PI DAY, the occasion of math celebrations in many schools, after the celebrated transcendental number 3.14159… (known to at least 62 trillion places), which is the ratio of a circle’s circumference to its diameter. Also the birthday in 1879 of Albert Einstein. π is prominent in Einstein's famous equation of general relativity (Gμν = 8πGTμν), but we're pretty sure that he didn't know π to any more places than the average 8th grader (3.14).
Pi was well-known to ancient Hindu and Arab mathematicians, but its computation seemed not to interest European scientists. Isaac Newton once wrote that he was “ashamed” of working out the number to 16 places. I guess that's what separates the mathematicians from mere physicists.
There are other almost-as-famous numbers: the golden ratio 1.618, famous in science and art, and the “base of natural logarithms” e = 2.718, plus my personal favorite, the eth root of e = 1.445… These are called transcendental numbers—a nice mystical name. Unfortunately, with our months never exceeding 31 days, none are suited to celebrate on calendar dates.
Sunrise 7:08 am EDT
Sunset 7:02 pm EDT
The ides of March, when Julius Caesar was assassinated in the Roman Senate.
Vernal equinox at 5:23 pm EDT. No matter where you live on Earth, the Sun today rises exactly in the east, sets exactly in the west, and is in your sky exactly 12 hours. Hence equi-nox (equal night). Except for the ~0.0001% of humanity “living” within a few degrees of the North or South Poles. For them, the Sun just grazes the eastern or western horizon as it rises or sets—executing a huge 360 degree daily spiral, always within a few degrees of the horizon.
New Moon 1:26 pm EDT. On the nights following (mainly March 23-26), look for a thin crescent Moon low in the west 30-70 minutes after sunset.
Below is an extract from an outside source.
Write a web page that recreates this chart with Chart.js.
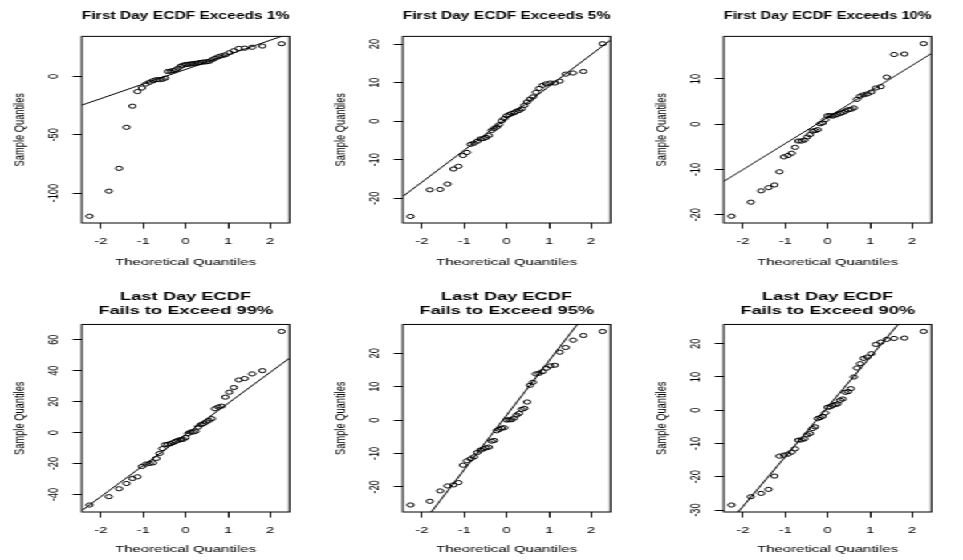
<!DOCTYPE html>
<html>
<head>
<meta charset="utf-8">
<script src="https://cdn.jsdelivr.net/npm/chart.js@4"></script>
<style>
html, body { margin: 0; padding: 0; background: #fff; overflow: hidden; }
/* the reference is stretched sideways, so the panels are drawn narrow and widened */
#sheet { position: absolute; left: 0; top: 0; width: 600px; height: 560px;
         transform: scaleX(1.605); transform-origin: 0 0; }
#sheet canvas { position: absolute; }
</style>
</head>
<body>
<div id="sheet"></div>
<script>
// theoretical normal quantiles, 43 points per panel
var theoretical = [-2.268, -1.813, -1.571, -1.395, -1.255, -1.137, -1.031, -0.937, -0.850, -0.769,
  -0.693, -0.620, -0.551, -0.485, -0.420, -0.357, -0.296, -0.236, -0.176, -0.117, -0.058, 0,
  0.058, 0.117, 0.176, 0.236, 0.296, 0.357, 0.420, 0.485, 0.551, 0.620, 0.693, 0.769, 0.850,
  0.937, 1.031, 1.137, 1.255, 1.395, 1.571, 1.813, 2.268];

var titles = [
  'First Day ECDF Exceeds 1%',
  'First Day ECDF Exceeds 5%',
  'First Day ECDF Exceeds 10%',
  ['Last Day ECDF', 'Fails to Exceed 99%'],
  ['Last Day ECDF', 'Fails to Exceed 95%'],
  ['Last Day ECDF', 'Fails to Exceed 90%']
];

// sample quantiles
var sample1 = [-119.8, -98.3, -78.8, -43.6, -25.5, -13.0, -9.9, -6.5, -5.0, -3.7, -2.8, -2.8, -2.5,
  -1.5, 4.2, 4.5, 5.0, 5.6, 7.0, 8.8, 9.6, 10.2, 10.4, 10.6, 11.0, 11.2, 11.5, 12.0, 12.3, 12.5,
  12.8, 14.2, 15.5, 16.8, 17.7, 18.5, 20.3, 22.0, 24.0, 24.2, 25.0, 26.0, 28.0];
var sample5 = [-24.7, -17.8, -17.7, -16.3, -12.4, -11.7, -8.9, -8.1, -6.0, -5.7, -5.2, -4.6, -4.5,
  -4.2, -3.7, -2.4, -1.9, -1.5, -0.9, 0.1, 0.7, 1.4, 1.7, 2.0, 2.2, 2.6, 2.8, 3.2, 4.1, 5.0, 5.7,
  6.3, 7.5, 8.5, 9.3, 9.7, 9.9, 9.9, 10.4, 12.2, 12.5, 12.9, 20.1];
var sample10 = [-20.3, -17.2, -14.7, -14.0, -13.4, -10.5, -7.2, -6.9, -6.4, -5.1, -3.7, -3.7, -3.5,
  -2.8, -2.3, -1.5, -1.4, -1.2, 0.1, 0.3, 1.0, 1.9, 1.9, 1.8, 2.0, 2.2, 2.4, 2.6, 2.9, 3.2, 3.3,
  3.6, 5.5, 6.2, 6.5, 6.7, 7.1, 8.0, 8.3, 10.4, 15.4, 15.5, 17.8];
var sample99 = [-46.7, -41.3, -36.2, -32.8, -29.6, -28.5, -21.8, -20.3, -19.9, -19.5, -16.7, -13.5,
  -10.3, -7.7, -7.5, -7.1, -6.4, -5.6, -4.9, -4.5, -4.3, -3.2, -0.6, 0.4, 0.4, 0.9, 3.6, 5.1, 5.8,
  6.9, 7.9, 9.0, 15.4, 16.5, 17.1, 22.9, 26.1, 29.1, 34.0, 34.9, 37.9, 40.0, 65.3];
var sample95 = [-25.4, -24.3, -21.2, -19.7, -19.4, -18.7, -13.5, -12.2, -11.6, -11.0, -9.7, -9.0,
  -8.6, -8.3, -8.1, -6.3, -6.1, -3.2, -2.8, -2.4, -2.3, 0.0, 0.1, 0.1, 0.6, 1.5, 2.0, 3.2, 3.5,
  5.4, 10.4, 11.3, 13.8, 14.0, 14.5, 15.5, 16.2, 16.4, 20.3, 21.7, 23.9, 25.3, 26.5];
var sample90 = [-28.5, -26.0, -25.0, -23.8, -19.8, -13.8, -13.5, -13.2, -12.6, -11.6, -9.0, -8.9,
  -8.6, -7.4, -7.0, -5.5, -5.0, -2.5, -2.2, -1.8, -0.8, 0.9, 1.0, 1.5, 1.7, 1.9, 3.0, 3.4, 5.4,
  5.6, 6.5, 10.0, 12.7, 14.0, 15.6, 16.0, 17.0, 19.8, 20.5, 21.3, 21.6, 21.7, 23.7];
var samples = [sample1, sample5, sample10, sample99, sample95, sample90];

// reference line of each panel: [intercept, slope]
var qqLines = [[6.0, 12.5], [0.75, 8.27], [1.5, 5.76], [-1.15, 20.06], [1.45, 16.27], [0.96, 14.94]];

var xLimits = [-2.45, 2.45];
var xTickValues = [-2, -1, 0, 1, 2];
var yLimits = [[-125.6, 34.3], [-26.4, 22.0], [-21.8, 19.4], [-51.2, 69.8], [-27.5, 28.6], [-30.6, 25.8]];
var yTickValues = [[-100, -50, 0], [-20, -10, 0, 10, 20], [-20, -10, 0, 10],
  [-40, -20, 0, 20, 40, 60], [-20, -10, 0, 10, 20], [-30, -20, -10, 0, 10, 20]];

var FAMILY = "'Liberation Sans', Arial, sans-serif";
var SMALL = 9.3;
var TICK = 5.6;
Chart.defaults.font.family = FAMILY;
Chart.defaults.color = '#000';

var measure = document.createElement('canvas').getContext('2d');
measure.font = SMALL + 'px ' + FAMILY;

var boxPlugin = {
  id: 'plotBox',
  afterDraw: function (chart) {
    var a = chart.chartArea, ctx = chart.ctx;
    ctx.save();
    ctx.strokeStyle = '#000';
    ctx.lineWidth = 1;
    ctx.strokeRect(a.left, a.top, a.right - a.left, a.bottom - a.top);
    ctx.restore();
  }
};

var rows = [
  { titlePad: { top: 8.8, bottom: 13.9 }, xHeight: 57, xTitlePad: 12.4 },
  { titlePad: { top: 10.2, bottom: 6.9 }, xHeight: 48, xTitlePad: 5 }
];

var sheet = document.getElementById('sheet');

for (var i = 0; i < 6; i++) {
  var row = rows[Math.floor(i / 3)];
  var canvas = document.createElement('canvas');
  canvas.width = 200;
  canvas.height = 280;
  canvas.style.left = (i % 3) * 200 + 'px';
  canvas.style.top = Math.floor(i / 3) * 280 + 'px';
  sheet.appendChild(canvas);

  var points = theoretical.map(function (x, k) { return { x: x, y: samples[i][k] }; });
  var ab = qqLines[i];
  var linePts = xLimits.map(function (x) { return { x: x, y: ab[0] + ab[1] * x }; });

  var widest = 0;
  yTickValues[i].forEach(function (v) { widest = Math.max(widest, measure.measureText(String(v)).width); });

  (function (yTicks, yLim, row, yPad) {
    new Chart(canvas, {
      type: 'scatter',
      data: {
        datasets: [
          { data: points, showLine: false, pointRadius: 2.1, pointBorderWidth: 1,
            pointBorderColor: '#000', pointBackgroundColor: 'rgba(0,0,0,0)', pointHoverRadius: 2.1 },
          { data: linePts, showLine: true, pointRadius: 0, borderColor: '#000', borderWidth: 1, fill: false }
        ]
      },
      options: {
        responsive: false,
        animation: false,
        events: [],
        layout: { padding: { left: 0, right: 19.7, top: 0, bottom: 0 } },
        plugins: {
          legend: { display: false },
          tooltip: { enabled: false },
          title: {
            display: true, text: titles[i], fullSize: false, color: '#000',
            font: { size: 11.4, weight: 'bold', lineHeight: 1.2 },
            padding: row.titlePad
          }
        },
        scales: {
          x: {
            type: 'linear', min: xLimits[0], max: xLimits[1],
            afterBuildTicks: function (s) { s.ticks = xTickValues.map(function (v) { return { value: v }; }); },
            afterFit: function (s) { s.height = row.xHeight; },
            border: { display: false },
            grid: { drawOnChartArea: false, drawTicks: true, tickLength: TICK, color: '#000', tickColor: '#000' },
            ticks: { font: { size: SMALL }, padding: 6.8, maxRotation: 0, color: '#000' },
            title: { display: true, text: 'Theoretical Quantiles', font: { size: SMALL },
                     padding: { top: 0, bottom: row.xTitlePad }, color: '#000' }
          },
          y: {
            type: 'linear', min: yLim[0], max: yLim[1],
            afterBuildTicks: function (s) { s.ticks = yTicks.map(function (v) { return { value: v }; }); },
            afterFit: function (s) { s.width = 51; },
            border: { display: false },
            grid: { drawOnChartArea: false, drawTicks: true, tickLength: TICK, color: '#000', tickColor: '#000' },
            ticks: { font: { size: SMALL }, minRotation: 90, maxRotation: 90, crossAlign: 'center',
                     padding: yPad, color: '#000' },
            title: { display: true, text: 'Sample Quantiles', font: { size: SMALL },
                     padding: { top: 6.5, bottom: 0 }, color: '#000' }
          }
        }
      },
      plugins: [boxPlugin]
    });
  })(yTickValues[i], yLimits[i], row, 12.4 - widest / 2);
}
</script>
</body>
</html>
You might see the “unlit” portion of the Moon glowing with a faint light—“the old Moon in the new Moon's arms.” A really beautiful sight in binoculars!
On these nights, watch for the lunar crescent close to the brilliant Venus about 40-50 minutes after sunset.
Pretty close to the vernal equinox, and the exact date for the beginning of the year in Merry Olde Englande. Hence some of the names for months: SEPTember was the seventh month, OCTober the eighth, NOVember the ninth. DECember was the tenth. January and February were just add-ons to be endured; what could you do when it was so cold, and the Earth so barren?
In 1752, Parliament decided to eat humble pie and adopt the calendar reform instituted by Pope Gregory and adopted by most of the Catholic world in 1582: henceforth the year number would change over on January 1. As for March 25th, it was pretty close to the equinox (nice)—but more importantly, it was precisely the Feast of the Annunciation, when the archangel Gabriel announced you-know-what to a certain surprised young woman. And let's see... if you count exactly nine months after that date, you come to another interesting date. A few astronomers were probably paid a few quid to make it all fit together.
First quarter Moon at 9:32 pm. On this night and the previous, the Moon passes just north of Mars.